Pochi si rendevano conto che i Gap erano piccoli nuclei armati, composti soltanto da militanti comunisti, clandestini nella clandestinità, capaci di vivere nell'isolamento più totale. Una solitudine in grado di mettere a dura prova la resistenza nervosa anche del più freddo terrorista.
In realtà i gappisti veri e propri, quelli professionali e in servizio permanente, erano una frazione davvero minuscola rispetto ai tanti comunisti che iniziarono a sparare quasi subito contro i fascisti.
Gli omicidi di dirigenti del nuovo Partito fascista repubblicano, di solito segretari federali, vennero preparati e compiuti da terroristi dei Gap. Ma gli altri delitti, ben più numerosi, furono il risultato di iniziative decise da singoli militanti, decine e decine di volontari, senza nessun rapporto con il vertice delle Garibaldi. Erano pronti a sparare e a uccidere, sulla base di una tacita parola d'ordine diffusa da nessuno.
Ecco qualche esempio di queste azioni, di solito destinate a non entrare nella storia della guerra civile. Il 5 novembre 1943, a Imola, venne ucciso il seniore della Milizia Fernando Barani. Il 6 novembre, a Medicina, sempre in provincia di Bologna, furono accoppati quattro fascisti. Il 7 novembre, a San Godenzo (Firenze) altri quattro fascisti caddero sotto le rivoltellate di sconosciuti.In seguito Giorgio Pisanò scrisse che questo attentato era stato compiuto da un gruppo guidato dal meccanico Alessandro Sinigaglia, poi capo dei Gap fiorentini. Anche lui uno spagnolo reduce da Ventotene, perse la vita nel febbraio 1944 in una sparatoria.
Nel Reggiano, dopo la fine del Tirelli, si cercò di accoppare il commissario della nuova federazione fascista, l'avvocato Giuseppe Scolari. Era l'imbrunire del 13 novembre e l'attentato fallì. Andò a segno il terzo colpo, messo in atto il 17 dicembre. L'obiettivo era Giovanni Fagiani, cinquantenne, seniore della Milizia e già comandante della 79ª Legione. Abitava nel comune di Cavriago e stava ritornando a casa in bicicletta. Era in compagnia della figlia Vera, 19 anni, che pedalava accanto a lui. In località Prati Vecchi, il seniore venne affrontato da due ciclisti, in apparenza contadini avvolti nel tabarro per difendersi dall'umidità invernale. Gli spararono e lo uccisero. Mentre Vera si gettava sul padre, tirarono anche su di lei e la colpirono al volto. La ragazza sopravvisse, ma rimase cieca.
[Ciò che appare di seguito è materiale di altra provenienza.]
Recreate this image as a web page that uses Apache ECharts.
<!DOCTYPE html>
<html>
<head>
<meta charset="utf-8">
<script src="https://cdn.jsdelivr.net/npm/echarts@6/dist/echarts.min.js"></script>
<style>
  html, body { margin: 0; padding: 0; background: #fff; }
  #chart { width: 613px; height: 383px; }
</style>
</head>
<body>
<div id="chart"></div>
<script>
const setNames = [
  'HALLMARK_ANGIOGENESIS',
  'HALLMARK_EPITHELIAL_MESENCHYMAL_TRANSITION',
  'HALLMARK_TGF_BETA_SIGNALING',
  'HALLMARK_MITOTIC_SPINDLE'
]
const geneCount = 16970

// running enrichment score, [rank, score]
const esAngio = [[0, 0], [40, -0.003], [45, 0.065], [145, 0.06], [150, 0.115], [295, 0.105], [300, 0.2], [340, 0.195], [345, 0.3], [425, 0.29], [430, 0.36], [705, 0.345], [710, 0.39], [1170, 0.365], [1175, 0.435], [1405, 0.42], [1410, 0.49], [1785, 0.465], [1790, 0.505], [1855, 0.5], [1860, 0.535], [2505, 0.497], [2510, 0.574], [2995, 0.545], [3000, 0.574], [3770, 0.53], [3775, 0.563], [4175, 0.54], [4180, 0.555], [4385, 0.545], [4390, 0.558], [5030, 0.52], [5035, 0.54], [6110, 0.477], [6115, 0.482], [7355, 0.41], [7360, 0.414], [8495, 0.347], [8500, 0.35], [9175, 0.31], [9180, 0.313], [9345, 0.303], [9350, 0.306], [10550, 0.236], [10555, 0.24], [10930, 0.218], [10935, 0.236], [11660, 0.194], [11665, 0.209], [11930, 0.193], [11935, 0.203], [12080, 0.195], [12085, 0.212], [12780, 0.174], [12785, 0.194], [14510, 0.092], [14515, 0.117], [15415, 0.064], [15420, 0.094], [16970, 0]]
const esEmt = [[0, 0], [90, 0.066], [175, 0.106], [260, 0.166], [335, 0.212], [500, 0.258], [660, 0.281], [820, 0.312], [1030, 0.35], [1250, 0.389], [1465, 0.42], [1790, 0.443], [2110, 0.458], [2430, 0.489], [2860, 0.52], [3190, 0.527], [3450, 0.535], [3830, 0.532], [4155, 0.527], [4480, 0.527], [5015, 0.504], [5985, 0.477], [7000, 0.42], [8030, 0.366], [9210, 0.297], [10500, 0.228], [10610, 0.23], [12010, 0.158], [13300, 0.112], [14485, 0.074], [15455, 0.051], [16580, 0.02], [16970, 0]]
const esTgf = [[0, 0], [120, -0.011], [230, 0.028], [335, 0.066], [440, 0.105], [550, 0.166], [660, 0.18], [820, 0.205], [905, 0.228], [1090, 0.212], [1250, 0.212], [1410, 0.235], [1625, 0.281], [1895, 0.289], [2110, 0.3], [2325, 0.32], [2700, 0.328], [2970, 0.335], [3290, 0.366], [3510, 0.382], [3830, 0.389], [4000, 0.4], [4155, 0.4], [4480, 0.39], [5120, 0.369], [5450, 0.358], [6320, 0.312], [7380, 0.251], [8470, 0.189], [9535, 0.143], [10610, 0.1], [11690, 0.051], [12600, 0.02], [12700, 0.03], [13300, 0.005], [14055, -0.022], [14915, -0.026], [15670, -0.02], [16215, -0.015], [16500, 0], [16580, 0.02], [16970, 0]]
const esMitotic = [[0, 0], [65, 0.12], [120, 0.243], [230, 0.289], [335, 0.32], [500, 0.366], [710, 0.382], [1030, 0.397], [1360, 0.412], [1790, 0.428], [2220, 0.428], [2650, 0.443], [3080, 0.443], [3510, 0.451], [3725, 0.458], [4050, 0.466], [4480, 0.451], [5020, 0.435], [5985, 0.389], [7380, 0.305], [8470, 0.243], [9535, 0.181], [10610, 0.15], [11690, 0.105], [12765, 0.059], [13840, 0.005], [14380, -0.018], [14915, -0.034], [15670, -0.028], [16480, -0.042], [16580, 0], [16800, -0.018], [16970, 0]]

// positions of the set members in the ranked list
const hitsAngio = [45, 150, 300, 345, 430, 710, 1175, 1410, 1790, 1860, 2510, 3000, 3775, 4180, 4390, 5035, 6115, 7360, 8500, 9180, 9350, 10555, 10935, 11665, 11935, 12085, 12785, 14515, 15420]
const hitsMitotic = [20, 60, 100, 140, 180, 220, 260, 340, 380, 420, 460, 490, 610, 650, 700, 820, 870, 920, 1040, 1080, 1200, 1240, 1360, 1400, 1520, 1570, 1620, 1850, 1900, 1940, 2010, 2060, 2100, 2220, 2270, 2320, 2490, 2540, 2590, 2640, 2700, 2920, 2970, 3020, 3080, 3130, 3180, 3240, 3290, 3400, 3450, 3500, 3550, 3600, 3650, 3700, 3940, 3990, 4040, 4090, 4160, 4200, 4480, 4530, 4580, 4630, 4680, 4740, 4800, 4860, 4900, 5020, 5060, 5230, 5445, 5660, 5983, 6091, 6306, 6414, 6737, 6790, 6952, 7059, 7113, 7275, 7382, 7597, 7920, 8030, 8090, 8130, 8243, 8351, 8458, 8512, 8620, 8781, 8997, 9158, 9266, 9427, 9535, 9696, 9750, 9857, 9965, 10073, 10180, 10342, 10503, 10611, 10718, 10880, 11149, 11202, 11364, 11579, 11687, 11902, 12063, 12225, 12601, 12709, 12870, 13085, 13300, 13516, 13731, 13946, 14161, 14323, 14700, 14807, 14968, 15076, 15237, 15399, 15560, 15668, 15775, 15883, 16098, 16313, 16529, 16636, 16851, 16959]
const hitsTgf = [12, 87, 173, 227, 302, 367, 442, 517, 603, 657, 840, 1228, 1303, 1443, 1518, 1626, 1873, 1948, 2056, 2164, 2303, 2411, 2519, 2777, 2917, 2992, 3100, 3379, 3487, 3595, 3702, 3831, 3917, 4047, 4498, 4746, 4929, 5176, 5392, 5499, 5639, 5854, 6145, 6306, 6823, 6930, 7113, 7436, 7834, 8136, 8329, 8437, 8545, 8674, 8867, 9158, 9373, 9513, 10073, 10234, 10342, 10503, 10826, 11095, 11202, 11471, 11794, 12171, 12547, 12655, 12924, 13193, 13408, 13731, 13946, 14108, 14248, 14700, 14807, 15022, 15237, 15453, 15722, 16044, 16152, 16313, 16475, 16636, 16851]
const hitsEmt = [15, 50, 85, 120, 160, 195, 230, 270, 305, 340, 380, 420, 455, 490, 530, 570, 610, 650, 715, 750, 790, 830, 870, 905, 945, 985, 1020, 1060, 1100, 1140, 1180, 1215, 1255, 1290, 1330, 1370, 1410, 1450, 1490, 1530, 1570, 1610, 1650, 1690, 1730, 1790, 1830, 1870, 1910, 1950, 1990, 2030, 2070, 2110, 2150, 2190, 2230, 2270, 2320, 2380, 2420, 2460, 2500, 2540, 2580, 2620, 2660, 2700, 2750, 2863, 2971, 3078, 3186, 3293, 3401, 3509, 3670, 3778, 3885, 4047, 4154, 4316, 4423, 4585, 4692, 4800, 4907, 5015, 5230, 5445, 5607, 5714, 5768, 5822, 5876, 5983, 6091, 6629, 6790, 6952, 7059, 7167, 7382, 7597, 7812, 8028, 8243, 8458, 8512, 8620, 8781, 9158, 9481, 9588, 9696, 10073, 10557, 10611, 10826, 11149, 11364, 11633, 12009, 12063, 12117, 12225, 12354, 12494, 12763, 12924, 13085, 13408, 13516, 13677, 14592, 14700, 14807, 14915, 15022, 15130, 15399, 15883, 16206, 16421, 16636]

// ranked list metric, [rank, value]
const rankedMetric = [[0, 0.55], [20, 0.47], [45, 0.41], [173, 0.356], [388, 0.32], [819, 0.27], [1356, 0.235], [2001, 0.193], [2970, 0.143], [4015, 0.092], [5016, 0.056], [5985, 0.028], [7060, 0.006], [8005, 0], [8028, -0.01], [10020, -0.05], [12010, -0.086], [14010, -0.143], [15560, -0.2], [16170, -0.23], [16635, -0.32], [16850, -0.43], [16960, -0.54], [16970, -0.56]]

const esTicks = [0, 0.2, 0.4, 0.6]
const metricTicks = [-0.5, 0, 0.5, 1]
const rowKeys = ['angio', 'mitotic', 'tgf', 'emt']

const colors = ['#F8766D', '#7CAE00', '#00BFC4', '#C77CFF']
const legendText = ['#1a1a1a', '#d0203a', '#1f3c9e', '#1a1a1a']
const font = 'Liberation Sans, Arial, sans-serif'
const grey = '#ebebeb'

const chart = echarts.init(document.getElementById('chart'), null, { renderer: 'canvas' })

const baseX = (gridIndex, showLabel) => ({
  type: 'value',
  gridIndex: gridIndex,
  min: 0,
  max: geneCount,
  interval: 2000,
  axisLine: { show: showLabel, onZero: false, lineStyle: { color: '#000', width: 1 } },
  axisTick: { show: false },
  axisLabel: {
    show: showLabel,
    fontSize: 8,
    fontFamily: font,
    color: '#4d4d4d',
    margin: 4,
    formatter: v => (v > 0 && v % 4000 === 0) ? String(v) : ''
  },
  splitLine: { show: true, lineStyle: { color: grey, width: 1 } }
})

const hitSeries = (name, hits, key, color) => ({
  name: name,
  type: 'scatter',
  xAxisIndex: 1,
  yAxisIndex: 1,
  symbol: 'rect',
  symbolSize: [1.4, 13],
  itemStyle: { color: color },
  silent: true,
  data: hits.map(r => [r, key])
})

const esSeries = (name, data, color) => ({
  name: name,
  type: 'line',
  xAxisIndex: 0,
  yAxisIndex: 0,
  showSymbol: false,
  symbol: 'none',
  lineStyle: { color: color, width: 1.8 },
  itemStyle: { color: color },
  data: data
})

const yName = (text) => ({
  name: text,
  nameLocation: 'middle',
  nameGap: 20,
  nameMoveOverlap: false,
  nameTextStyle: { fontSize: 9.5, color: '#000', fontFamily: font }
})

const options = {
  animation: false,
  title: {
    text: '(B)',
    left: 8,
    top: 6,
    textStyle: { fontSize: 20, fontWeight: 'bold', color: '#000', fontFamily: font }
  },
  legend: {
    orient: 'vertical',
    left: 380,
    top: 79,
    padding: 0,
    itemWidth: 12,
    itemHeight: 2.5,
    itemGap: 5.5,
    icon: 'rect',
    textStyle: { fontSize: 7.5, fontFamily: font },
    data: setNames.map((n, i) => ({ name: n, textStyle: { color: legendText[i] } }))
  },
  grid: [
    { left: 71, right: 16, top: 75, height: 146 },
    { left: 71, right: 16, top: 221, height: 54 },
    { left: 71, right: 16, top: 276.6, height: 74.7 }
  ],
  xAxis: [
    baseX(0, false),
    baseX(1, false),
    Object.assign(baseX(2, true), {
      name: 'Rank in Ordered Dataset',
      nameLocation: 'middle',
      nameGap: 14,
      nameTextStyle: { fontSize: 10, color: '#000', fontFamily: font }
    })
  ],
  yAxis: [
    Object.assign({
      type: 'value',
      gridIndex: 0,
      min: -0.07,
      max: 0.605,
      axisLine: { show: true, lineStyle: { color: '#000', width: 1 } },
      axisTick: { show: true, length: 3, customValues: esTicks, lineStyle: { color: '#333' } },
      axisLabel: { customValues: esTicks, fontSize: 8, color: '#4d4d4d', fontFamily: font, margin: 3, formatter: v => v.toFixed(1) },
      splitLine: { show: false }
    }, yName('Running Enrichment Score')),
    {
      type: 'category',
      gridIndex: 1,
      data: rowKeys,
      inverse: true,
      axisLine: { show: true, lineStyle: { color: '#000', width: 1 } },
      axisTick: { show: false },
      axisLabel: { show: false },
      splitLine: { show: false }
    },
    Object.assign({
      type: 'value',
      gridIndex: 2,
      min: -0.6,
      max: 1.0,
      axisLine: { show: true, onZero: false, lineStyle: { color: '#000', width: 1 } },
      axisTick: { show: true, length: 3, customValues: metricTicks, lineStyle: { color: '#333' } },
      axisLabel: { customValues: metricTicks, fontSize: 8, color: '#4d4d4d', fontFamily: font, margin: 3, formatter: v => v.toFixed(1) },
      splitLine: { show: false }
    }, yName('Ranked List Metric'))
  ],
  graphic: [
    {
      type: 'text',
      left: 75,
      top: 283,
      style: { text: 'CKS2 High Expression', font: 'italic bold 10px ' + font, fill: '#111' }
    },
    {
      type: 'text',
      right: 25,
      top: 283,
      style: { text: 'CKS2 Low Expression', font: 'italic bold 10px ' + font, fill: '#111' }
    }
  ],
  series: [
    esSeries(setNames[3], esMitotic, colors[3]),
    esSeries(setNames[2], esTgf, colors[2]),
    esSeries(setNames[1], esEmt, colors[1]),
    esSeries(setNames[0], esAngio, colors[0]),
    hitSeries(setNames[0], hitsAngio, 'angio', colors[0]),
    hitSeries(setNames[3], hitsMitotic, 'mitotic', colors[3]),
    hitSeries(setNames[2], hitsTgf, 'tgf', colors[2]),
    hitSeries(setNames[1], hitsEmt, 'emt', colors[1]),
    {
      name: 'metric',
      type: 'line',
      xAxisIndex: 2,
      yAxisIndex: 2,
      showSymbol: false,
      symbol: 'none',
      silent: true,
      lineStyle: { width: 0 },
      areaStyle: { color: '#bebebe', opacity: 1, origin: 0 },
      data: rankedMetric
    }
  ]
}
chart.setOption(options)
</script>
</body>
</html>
A Genova il gruppo di Buranello, ormai divenuto il Gap della capitale ligure, il 27 novembre 1943 cercò di intervenire in appoggio agli operai meccanici e ai tranvieri scesi in sciopero. L'agitazione era stata indetta dal Pci per adeguare il salario al carovita e ottenere l'aumento della quantità di alcuni generi alimentari tesserati. Ma l'aiuto si limitò a un paio di attentati contro i tralicci dell'alta tensione. Più pesante fu l'intervento in occasione del nuovo sciopero deciso tra il 16 e il 20 dicembre. Due fascisti vennero uccisi, forse dai Gap o da altri. Per reazione, le autorità repubblicane fucilarono due operai già in carcere perché trovati in possesso di armi mentre tentavano di sabotare dei tram. La rappresaglia, resa pubblica il 20 dicembre, fece terminare subito l'agitazione.